1. In voltage to current source conversion, a voltage source $$V$$ with a series resistance $$R$$ can be converted to a current source $$I = \frac{V}{R}$$ in parallel with the same resistance $$R$$.
2. The power delivered by both the original and converted sources remains the same, which means that the load will experience the same voltage and current regardless of the configuration used.
3. This conversion is especially useful in simplifying complex circuits, making it easier to analyze or compute total current or voltage at different points in the circuit.
4. When performing the conversion, always check that the conversion maintains the same polarity and direction of current to ensure accuracy.
5. Voltage to current source conversion is fundamental for applying both Thevenin’s and Norton’s Theorems, allowing for interchangeable analysis techniques in circuit design.

Review Questions

• How does voltage to current source conversion affect circuit analysis, particularly in terms of simplification?
  • Voltage to current source conversion enhances circuit analysis by providing flexibility in representing sources. By converting a voltage source with its series resistance into an equivalent current source with parallel resistance, analysts can choose whichever form simplifies their calculations. This is especially beneficial when dealing with complex networks where certain configurations may lead to easier application of laws like KVL or KCL.
• Discuss how voltage to current source conversion relates to Thevenin's and Norton's Theorems in circuit design.
  • Voltage to current source conversion is directly tied to both Thevenin's and Norton's Theorems, as they describe how complex circuits can be simplified. Thevenin's theorem allows a circuit to be viewed as a single voltage source and series resistance, while Norton's theorem views it as a single current source and parallel resistance. Converting between these forms helps engineers and designers assess circuits more efficiently, making it easier to apply these theorems in practical scenarios.
• Evaluate the importance of maintaining power equivalence during voltage to current source conversions and its implications on circuit performance.

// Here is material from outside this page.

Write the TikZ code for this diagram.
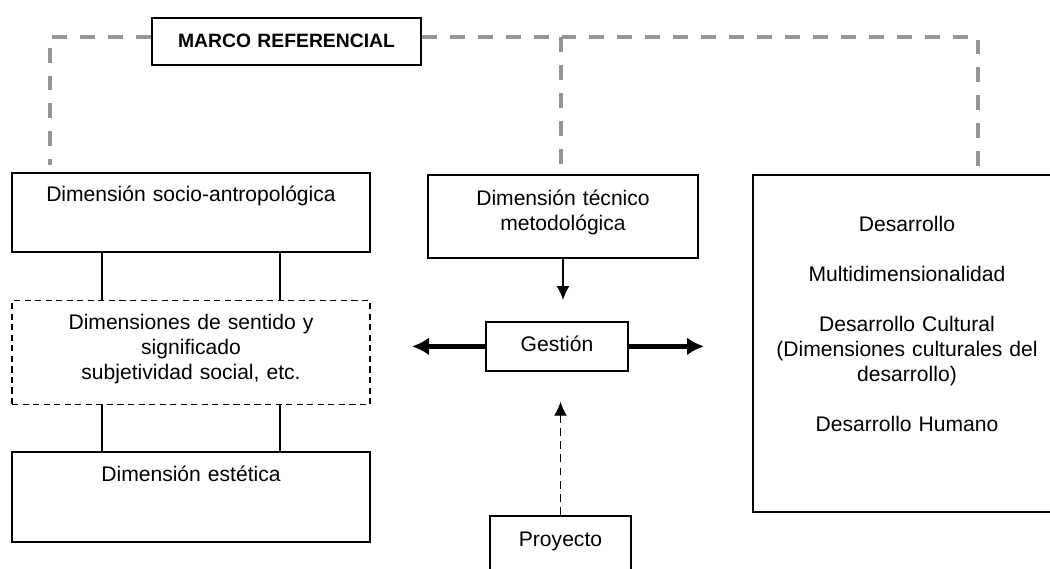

  • Maintaining power equivalence during voltage to current source conversions is crucial because it ensures that load behavior remains consistent regardless of the representation used. This means that whether a circuit is analyzed using voltage or current sources, the performance metrics such as power consumption and component stress will stay unchanged. Such stability is vital for designing reliable circuits, as it allows engineers to confidently interchange source forms while predicting circuit behavior accurately.